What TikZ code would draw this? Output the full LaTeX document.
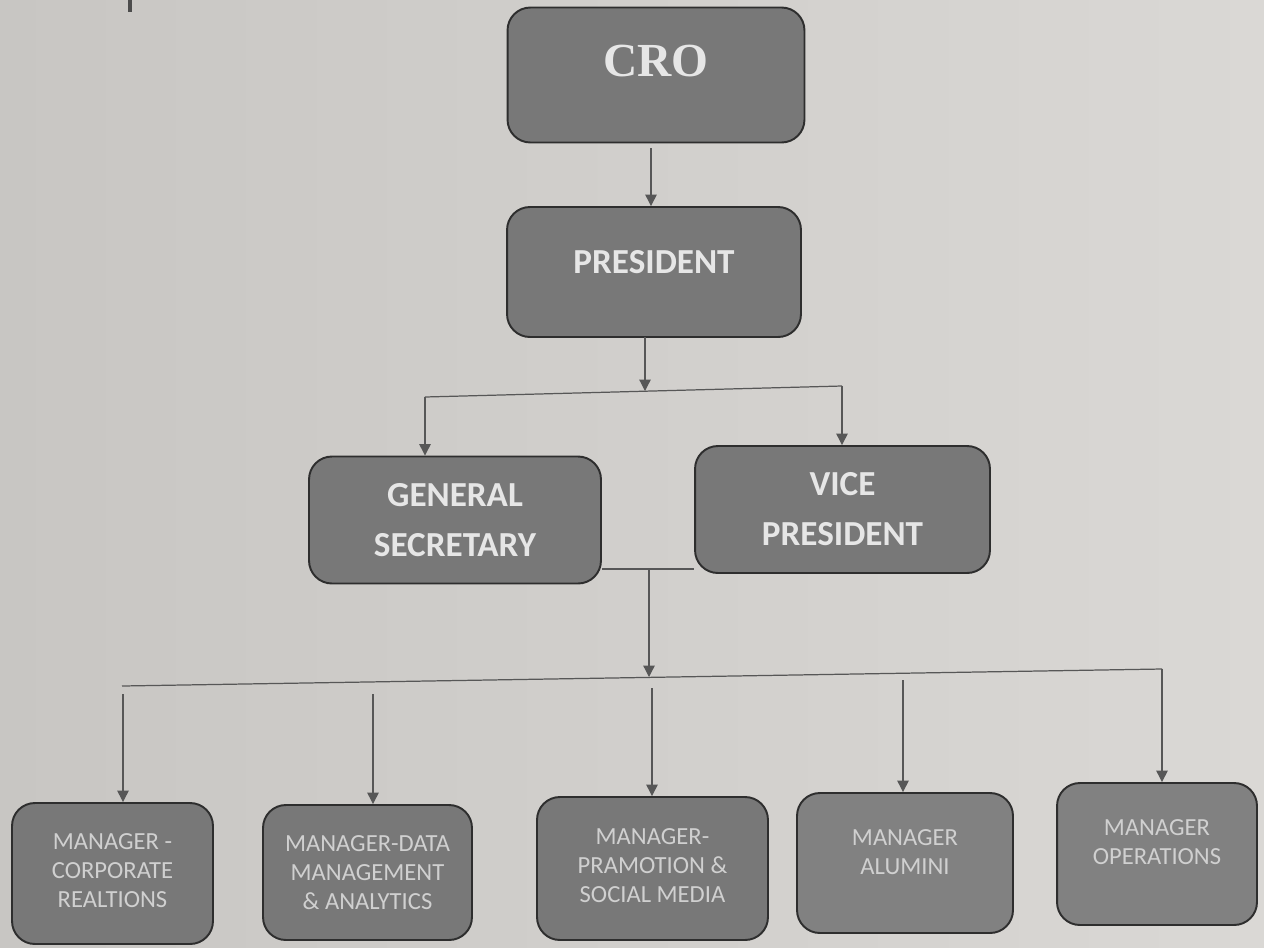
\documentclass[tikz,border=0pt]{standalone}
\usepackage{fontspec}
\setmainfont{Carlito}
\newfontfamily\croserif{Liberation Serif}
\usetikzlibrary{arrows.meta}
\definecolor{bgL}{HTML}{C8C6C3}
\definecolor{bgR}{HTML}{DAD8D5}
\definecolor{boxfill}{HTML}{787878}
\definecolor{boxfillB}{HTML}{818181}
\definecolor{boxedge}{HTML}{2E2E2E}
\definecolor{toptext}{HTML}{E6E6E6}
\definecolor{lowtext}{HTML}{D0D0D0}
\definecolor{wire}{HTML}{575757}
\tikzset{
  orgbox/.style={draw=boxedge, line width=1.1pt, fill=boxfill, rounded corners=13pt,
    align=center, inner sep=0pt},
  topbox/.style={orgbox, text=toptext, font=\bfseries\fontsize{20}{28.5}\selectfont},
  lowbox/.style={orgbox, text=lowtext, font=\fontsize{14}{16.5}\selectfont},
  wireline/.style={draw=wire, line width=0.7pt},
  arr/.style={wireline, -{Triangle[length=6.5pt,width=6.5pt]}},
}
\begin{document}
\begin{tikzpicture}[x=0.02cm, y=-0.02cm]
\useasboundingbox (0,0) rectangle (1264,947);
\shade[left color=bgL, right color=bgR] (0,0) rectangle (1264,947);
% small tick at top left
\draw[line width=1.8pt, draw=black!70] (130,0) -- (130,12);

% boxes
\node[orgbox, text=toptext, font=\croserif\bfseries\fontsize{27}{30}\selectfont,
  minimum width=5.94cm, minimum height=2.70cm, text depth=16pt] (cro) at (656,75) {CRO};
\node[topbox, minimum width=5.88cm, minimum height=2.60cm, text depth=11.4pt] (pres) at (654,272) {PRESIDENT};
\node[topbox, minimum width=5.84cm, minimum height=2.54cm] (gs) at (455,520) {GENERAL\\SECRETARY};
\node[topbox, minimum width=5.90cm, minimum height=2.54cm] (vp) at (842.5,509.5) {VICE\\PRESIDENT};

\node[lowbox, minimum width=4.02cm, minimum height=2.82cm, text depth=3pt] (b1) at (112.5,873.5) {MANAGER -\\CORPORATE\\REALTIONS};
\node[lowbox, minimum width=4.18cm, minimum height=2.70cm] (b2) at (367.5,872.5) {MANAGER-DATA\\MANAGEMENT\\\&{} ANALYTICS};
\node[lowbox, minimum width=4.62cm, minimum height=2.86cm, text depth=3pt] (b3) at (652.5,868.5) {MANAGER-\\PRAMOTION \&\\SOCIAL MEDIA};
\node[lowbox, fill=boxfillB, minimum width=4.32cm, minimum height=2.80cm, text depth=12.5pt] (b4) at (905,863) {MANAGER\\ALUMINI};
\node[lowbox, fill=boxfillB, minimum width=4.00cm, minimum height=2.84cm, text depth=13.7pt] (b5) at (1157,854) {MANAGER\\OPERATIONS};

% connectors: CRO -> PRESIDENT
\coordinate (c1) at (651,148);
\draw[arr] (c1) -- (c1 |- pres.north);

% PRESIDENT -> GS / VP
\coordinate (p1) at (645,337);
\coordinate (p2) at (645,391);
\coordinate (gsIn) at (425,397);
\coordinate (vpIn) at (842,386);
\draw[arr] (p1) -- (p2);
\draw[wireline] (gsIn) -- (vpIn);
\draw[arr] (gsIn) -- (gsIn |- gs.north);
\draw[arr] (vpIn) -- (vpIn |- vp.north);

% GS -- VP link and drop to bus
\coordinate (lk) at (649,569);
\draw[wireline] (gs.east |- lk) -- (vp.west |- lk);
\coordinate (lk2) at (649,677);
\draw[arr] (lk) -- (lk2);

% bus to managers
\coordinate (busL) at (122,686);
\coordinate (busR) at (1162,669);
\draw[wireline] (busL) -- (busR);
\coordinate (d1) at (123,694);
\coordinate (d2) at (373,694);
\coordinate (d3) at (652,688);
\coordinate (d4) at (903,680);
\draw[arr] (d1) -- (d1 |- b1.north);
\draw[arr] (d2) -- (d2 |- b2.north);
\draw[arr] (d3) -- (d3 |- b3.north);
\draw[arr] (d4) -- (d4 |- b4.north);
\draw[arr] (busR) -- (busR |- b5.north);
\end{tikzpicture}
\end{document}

──────────────────────────────

PROBLEM STATEMENT: Please quote the lines of the material, beginning with the first and ending with the one that contains "minimum width=4.00cm, minimum", exactly as written and without any pictures.

ANSWER BELOW:
What TikZ code would draw this? Output the full LaTeX document.
\documentclass[tikz,border=0pt]{standalone}
\usepackage{fontspec}
\setmainfont{Carlito}
\newfontfamily\croserif{Liberation Serif}
\usetikzlibrary{arrows.meta}
\definecolor{bgL}{HTML}{C8C6C3}
\definecolor{bgR}{HTML}{DAD8D5}
\definecolor{boxfill}{HTML}{787878}
\definecolor{boxfillB}{HTML}{818181}
\definecolor{boxedge}{HTML}{2E2E2E}
\definecolor{toptext}{HTML}{E6E6E6}
\definecolor{lowtext}{HTML}{D0D0D0}
\definecolor{wire}{HTML}{575757}
\tikzset{
  orgbox/.style={draw=boxedge, line width=1.1pt, fill=boxfill, rounded corners=13pt,
    align=center, inner sep=0pt},
  topbox/.style={orgbox, text=toptext, font=\bfseries\fontsize{20}{28.5}\selectfont},
  lowbox/.style={orgbox, text=lowtext, font=\fontsize{14}{16.5}\selectfont},
  wireline/.style={draw=wire, line width=0.7pt},
  arr/.style={wireline, -{Triangle[length=6.5pt,width=6.5pt]}},
}
\begin{document}
\begin{tikzpicture}[x=0.02cm, y=-0.02cm]
\useasboundingbox (0,0) rectangle (1264,947);
\shade[left color=bgL, right color=bgR] (0,0) rectangle (1264,947);
% small tick at top left
\draw[line width=1.8pt, draw=black!70] (130,0) -- (130,12);

% boxes
\node[orgbox, text=toptext, font=\croserif\bfseries\fontsize{27}{30}\selectfont,
  minimum width=5.94cm, minimum height=2.70cm, text depth=16pt] (cro) at (656,75) {CRO};
\node[topbox, minimum width=5.88cm, minimum height=2.60cm, text depth=11.4pt] (pres) at (654,272) {PRESIDENT};
\node[topbox, minimum width=5.84cm, minimum height=2.54cm] (gs) at (455,520) {GENERAL\\SECRETARY};
\node[topbox, minimum width=5.90cm, minimum height=2.54cm] (vp) at (842.5,509.5) {VICE\\PRESIDENT};

\node[lowbox, minimum width=4.02cm, minimum height=2.82cm, text depth=3pt] (b1) at (112.5,873.5) {MANAGER -\\CORPORATE\\REALTIONS};
\node[lowbox, minimum width=4.18cm, minimum height=2.70cm] (b2) at (367.5,872.5) {MANAGER-DATA\\MANAGEMENT\\\&{} ANALYTICS};
\node[lowbox, minimum width=4.62cm, minimum height=2.86cm, text depth=3pt] (b3) at (652.5,868.5) {MANAGER-\\PRAMOTION \&\\SOCIAL MEDIA};
\node[lowbox, fill=boxfillB, minimum width=4.32cm, minimum height=2.80cm, text depth=12.5pt] (b4) at (905,863) {MANAGER\\ALUMINI};
\node[lowbox, fill=boxfillB, minimum width=4.00cm, minimum height=2.84cm, text depth=13.7pt] (b5) at (1157,854) {MANAGER\\OPERATIONS};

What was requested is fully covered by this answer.